Invisible Ethiopian

I am a man without a country. I feel like the protagonist in the novel “Invisible Man”, a character so invisible that he did not even have a name in the book. Invisible Man is a chronicle of a man who was born so light skinned that he was most often passed up as a white man during the era of Jim Crowe and segregation in America. So he was able to sway and slip between being black and being white, able to hang out at speakeasies during the night while walking properly during the day with white people—in the process fitting in neither place. He was a man without color and a man without existence; he lived on the precipice of nothingness and was not accepted by either side of his heritage.

Ironic isn’t it, this is one of my favorite books of all time. Little did I know when I used to read it copious times that the book was really a foreshadowing of the fate that awaited me. For I too sway and slip between two identities—except my two identities are Ethiopian (born and Ethiopian to the bone) and African-American (assimilated in America thus I speak slang with the best of them). I can hang out at Habesha restaurants and call women “Yene Big Foreheadiye” while speaking my tebtaba Amharic at night and then hang out with my fraternity brothers (Omega Psi Phi Fraternity, an African-American Fraternity) while trying to “set out a hop” even though I suck at it.

There, in those moments of speaking Amharic and “setting out a hop” — in the crevices of the chronometer we call life — I find myself to be Invisible Ethiopian. That is precisely why I am writing a novel called “Invisible Ethiopian” at this exact moment which will be published in 2013 — because I am neither accepted by Ethiopians nor African-Americans. I am lost in the {www:ether} between both communities; I am crushed by the massive indifference from Ethiopians and African-Americans. I am judged as being IBD when I beseech my fellow “Habeshas” to believe in Hebret and equally relegated as crazy by my fraternity brothers when I tell them that we as Ques have a massive responsibility to our community besides setting out hops.
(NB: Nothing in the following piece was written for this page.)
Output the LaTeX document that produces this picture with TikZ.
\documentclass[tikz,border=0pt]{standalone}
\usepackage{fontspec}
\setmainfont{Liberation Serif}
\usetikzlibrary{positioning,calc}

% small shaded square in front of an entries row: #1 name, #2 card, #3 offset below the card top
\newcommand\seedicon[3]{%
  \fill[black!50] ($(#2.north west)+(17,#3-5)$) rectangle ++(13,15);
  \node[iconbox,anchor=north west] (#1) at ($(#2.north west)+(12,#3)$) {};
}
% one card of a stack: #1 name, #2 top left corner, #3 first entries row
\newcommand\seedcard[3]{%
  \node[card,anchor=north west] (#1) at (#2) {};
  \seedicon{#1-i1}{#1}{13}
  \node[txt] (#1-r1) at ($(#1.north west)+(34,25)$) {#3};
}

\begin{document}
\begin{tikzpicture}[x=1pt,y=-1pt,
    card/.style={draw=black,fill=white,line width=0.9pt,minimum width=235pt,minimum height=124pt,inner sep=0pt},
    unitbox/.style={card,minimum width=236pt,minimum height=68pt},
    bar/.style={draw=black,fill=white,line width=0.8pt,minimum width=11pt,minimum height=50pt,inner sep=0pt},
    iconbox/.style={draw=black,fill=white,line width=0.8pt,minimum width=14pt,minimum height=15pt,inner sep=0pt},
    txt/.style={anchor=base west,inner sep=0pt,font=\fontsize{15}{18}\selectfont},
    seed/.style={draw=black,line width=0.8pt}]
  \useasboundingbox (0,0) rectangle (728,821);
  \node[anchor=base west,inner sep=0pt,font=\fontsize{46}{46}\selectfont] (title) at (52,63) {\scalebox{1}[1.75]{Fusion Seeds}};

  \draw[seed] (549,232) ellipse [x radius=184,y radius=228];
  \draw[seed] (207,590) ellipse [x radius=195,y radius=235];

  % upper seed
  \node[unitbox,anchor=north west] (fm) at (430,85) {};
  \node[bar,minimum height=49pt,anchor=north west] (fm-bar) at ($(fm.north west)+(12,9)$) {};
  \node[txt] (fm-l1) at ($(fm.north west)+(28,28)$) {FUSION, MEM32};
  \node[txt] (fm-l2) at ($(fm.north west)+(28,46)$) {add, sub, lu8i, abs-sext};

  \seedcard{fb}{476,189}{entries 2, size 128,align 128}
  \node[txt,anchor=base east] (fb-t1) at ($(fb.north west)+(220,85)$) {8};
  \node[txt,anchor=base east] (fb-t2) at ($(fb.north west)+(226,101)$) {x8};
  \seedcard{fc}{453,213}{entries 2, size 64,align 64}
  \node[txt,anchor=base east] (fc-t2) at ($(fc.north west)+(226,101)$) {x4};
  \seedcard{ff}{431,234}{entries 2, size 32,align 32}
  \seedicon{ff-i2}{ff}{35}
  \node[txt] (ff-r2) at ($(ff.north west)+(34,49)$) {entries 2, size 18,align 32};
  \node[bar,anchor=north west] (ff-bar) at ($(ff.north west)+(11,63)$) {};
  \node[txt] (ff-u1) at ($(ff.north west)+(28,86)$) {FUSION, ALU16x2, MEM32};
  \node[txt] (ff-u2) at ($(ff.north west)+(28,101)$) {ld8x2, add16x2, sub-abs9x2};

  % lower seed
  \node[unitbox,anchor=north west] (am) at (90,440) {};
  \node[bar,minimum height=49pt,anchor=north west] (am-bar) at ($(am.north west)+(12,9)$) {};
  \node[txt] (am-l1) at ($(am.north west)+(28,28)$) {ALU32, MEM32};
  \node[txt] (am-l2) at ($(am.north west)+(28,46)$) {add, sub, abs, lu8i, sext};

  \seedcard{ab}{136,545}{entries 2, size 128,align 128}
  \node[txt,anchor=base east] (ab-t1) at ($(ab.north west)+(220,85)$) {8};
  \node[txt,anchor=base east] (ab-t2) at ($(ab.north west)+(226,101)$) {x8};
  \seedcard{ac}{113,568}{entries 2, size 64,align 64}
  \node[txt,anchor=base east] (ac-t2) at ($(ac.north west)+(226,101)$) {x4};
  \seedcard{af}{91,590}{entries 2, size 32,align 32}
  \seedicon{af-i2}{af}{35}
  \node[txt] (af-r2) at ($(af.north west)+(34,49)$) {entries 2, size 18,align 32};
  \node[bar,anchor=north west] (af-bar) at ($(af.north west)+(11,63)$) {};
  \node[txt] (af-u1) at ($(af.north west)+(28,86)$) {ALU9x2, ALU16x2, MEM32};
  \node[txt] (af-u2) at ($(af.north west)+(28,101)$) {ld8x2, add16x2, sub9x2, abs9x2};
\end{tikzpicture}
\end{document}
Grant it, there are a lot of Ethiopians and Ques who do the work in the shadows and live up to the legacies of our forefathers. But for the most part it seems that Adwa is dead—Click…Clack…KAPOW trigger pulled by indifferent Ethiopians—and Just, Love, Cooper, and Coleman would roll over in their graves 80 times if they realized the state of our fraternity. For stating the obvious that Ethiopia is really colonized—I am vilified by my own community. For stating the obvious that Omega Psi Phi has morphed into something that I no longer recognize—I am talked about in the vine by my own fraternity brothers and I am sure there are some who would love to take me to the green for writing this article. … [read more]
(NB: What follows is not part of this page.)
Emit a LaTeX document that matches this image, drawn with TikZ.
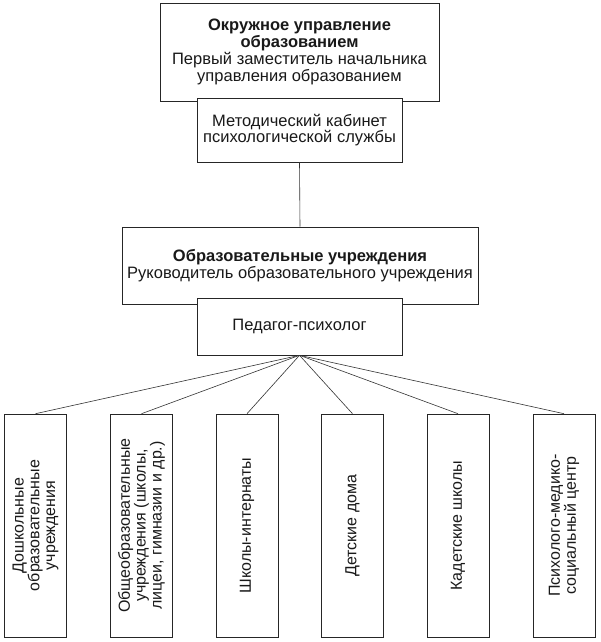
\documentclass[tikz,border=0pt]{standalone}
\usepackage{fontspec}
\setmainfont{Liberation Sans}
\begin{document}
\begin{tikzpicture}[x=1pt,y=-1pt,
  box/.style={draw=black!85, line width=0.6pt, fill=white, inner sep=0pt, align=center,
    font=\fontsize{16.5}{16.8}\selectfont, text=black!90},
  vbox/.style={box, rotate=90, minimum width=223pt, minimum height=62pt,
    font=\fontsize{16}{15.8}\selectfont},
  link/.style={draw=black!80, line width=0.6pt}]
\useasboundingbox (0,0) rectangle (600,642);
\node[box, minimum width=279pt, minimum height=98pt] (okr) at (299.5,52)
  {\textbf{Окружное управление}\\\textbf{образованием}\\Первый заместитель начальника\\управления образованием};
\node[box, minimum width=205pt, minimum height=64pt] (met) at (299.5,130)
  {Методический кабинет\\психологической службы};
\node[box, minimum width=356pt, minimum height=77pt] (mid) at (300,265.5)
  {\textbf{Образовательные учреждения}\\Руководитель образовательного учреждения};
\node[box, minimum width=205pt, minimum height=57pt] (ped) at (299.5,326.5)
  {Педагог-психолог};
\draw[link] (met.south) -- (mid.north);
\node[vbox] (b1) at (35.5,525.5) {Дошкольные\\образовательные\\учреждения};
\node[vbox] (b2) at (141.5,525.5) {Общеобразовательные\\учреждения (школы,\\лицеи, гимназии и др.)};
\node[vbox] (b3) at (247,525.5) {Школы-интернаты};
\node[vbox] (b4) at (352.5,525.5) {Детские дома};
\node[vbox] (b5) at (458,525.5) {Кадетские школы};
\node[vbox] (b6) at (564,525.5) {Психолого-медико-\\социальный центр};
\foreach \b in {b1,b2,b3,b4,b5,b6} \draw[link] (ped.south) -- (\b.east);
\end{tikzpicture}
\end{document}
23 thoughts on “Invisible Ethiopian

  1. Anonymous on

    Your article reminds the kind that used to be on Seleda, the stylish online Ethiopian magazine. Well, there was a Ques recently who was saying that we don’t have inner peace because we have become Diqalas, whatever that meant one thing remains a fact: it is great to have truth and kindness, and also genuine presence, whatever your prefered ways, as the bible says. በደልና ግፍ done to Haile-Sellasie is actually why Ethiopia is what became of it today. Why should the opinions of Eritreans count when it comes to Ethiopia?

    Whoever returns evil for good, evil shall not depart from his house.

    – Proverbs.

  2. I think, you are confused because you chose to be. Either you are less educated or immature. Just take a trip back home and try to know more about Ethiopia and its people. You reminded me of another ethiopian, who grew up in the middle east but could not speak arabi. What he knew is just broken english (amhariglish). At least, you are fluent in english and seem to be more american than ethiopian to me. Man, this is not a rocket science if you really try, you will get where you wanna be -i.e., being understood by both communities! The problem is that you mix things up and complain as to why you are misunderstood. You are trying to play Masinko while doing rap.

  3. Guest1 on

    I am touched…

    White Americans also talk about identity problem. You are not alone.
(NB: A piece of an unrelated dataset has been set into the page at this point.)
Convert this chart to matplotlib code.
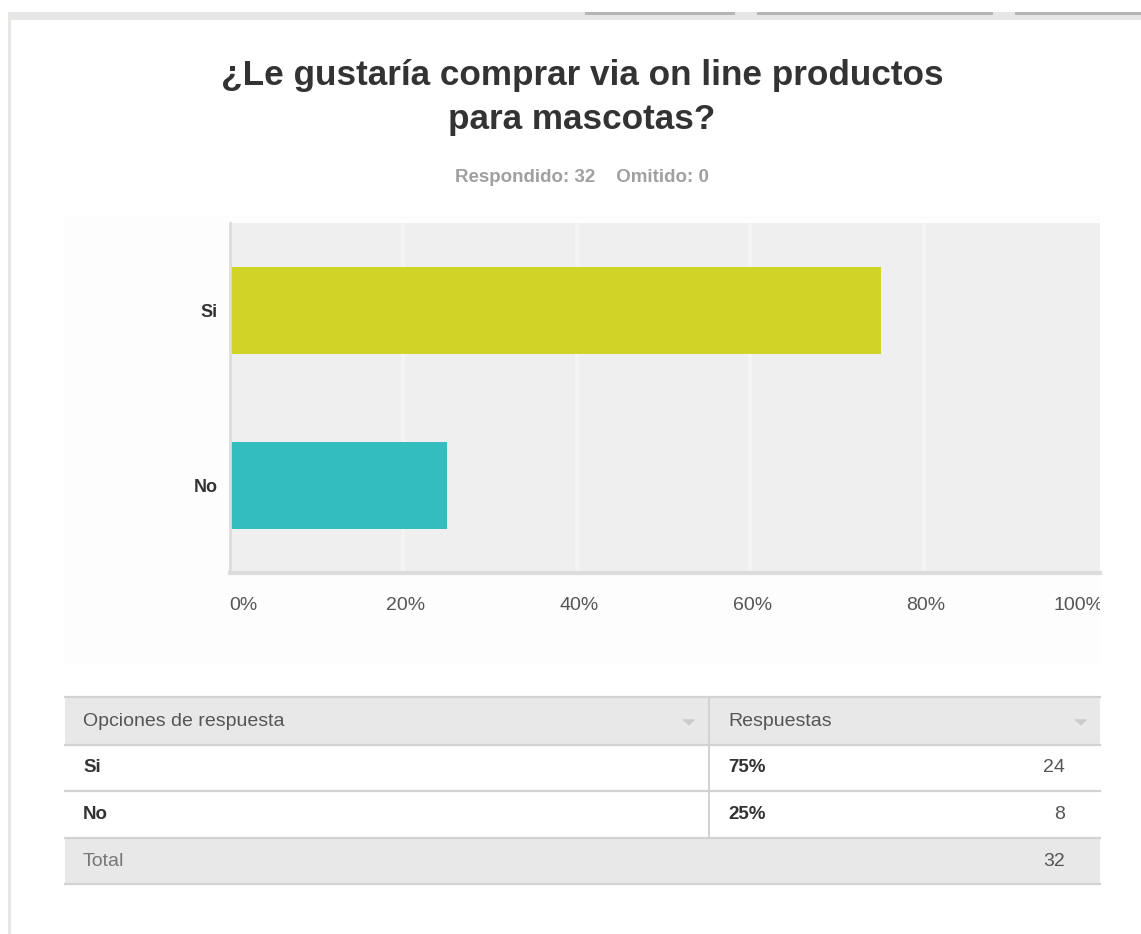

    This I hope will make sense to you as it does to me.

    An invisible Ethiopian is not real, breathing and walking.He does not exist. It is an idea imposed on you from outside. You are free not to be dominated by this concept. so forget it!

    Start from what is real. Where you live is your home. Where your home is your country. Your home is in America and therefore your country is America. You can call yourself an Ethiopian American or just an American.

    Get real and be and stay positive!

    • Me on

      touched in the head? Hey, a lot more touching stuff in the world we live in than this guy’s confusion. so if you are the kinda person you are, just put your touchy energy somewhere else – somewhere real.

      • Anonymous on

        me and gimel both of you are barking mad. Know yourself first.

        Advice to the Author

        You must start identifying who this me and gimel kind of people are. in short, they are not Ethiopians. Do not go down to their level. ignore them!! take and read only that which is positive.

  4. gimel on

    Mannn, what a cry-baby! Stop being so melo-dramatic and suck it up!smh, first-world problems…..

  5. Dehab on


    Your crisis is not as grave as you imagine it to be.

    Just stop halucinating and invite Jesus to your miserable self; then and only through identifying with The LORD shall you claim your true identity.

    Alpha and Omega is knocking on your door!

    Don’t feed the candels.


    • gimel on

      This man is an imposter! I denounce and refute the improper use of the “gimel” alias. I did not write the above comment. Anyone how has seen my other comments would know I would never suggest people go to meles for advice…. Thats just stupid!

  6. Teddy Fikre on

    Most of you that just commented above just prove yet again that you are in fact COLONIZED just like I said. None of you came at me and refuted the facts…you just attack me with ad hominem attacks (that means attacking the man for you less educated COLONIZED Habesha slaves) Anyway, keep on doing what you are doing…this is why MELES is in POWER…because DUMBASS HABESHA NIGGAS LIKE YOU! PEACE!

    Teddy Fikre
    CEO & Founder

    • Tazabi on


      I read your article and found it to be honest and refreshing. Do not go the route of responding to those who came out attacking your character. Your article’s message was clear. “Let us unite for the right purpose”.

      Please do not go to their level by replying them in kind. There are a lot of people who understand and share your thoughts.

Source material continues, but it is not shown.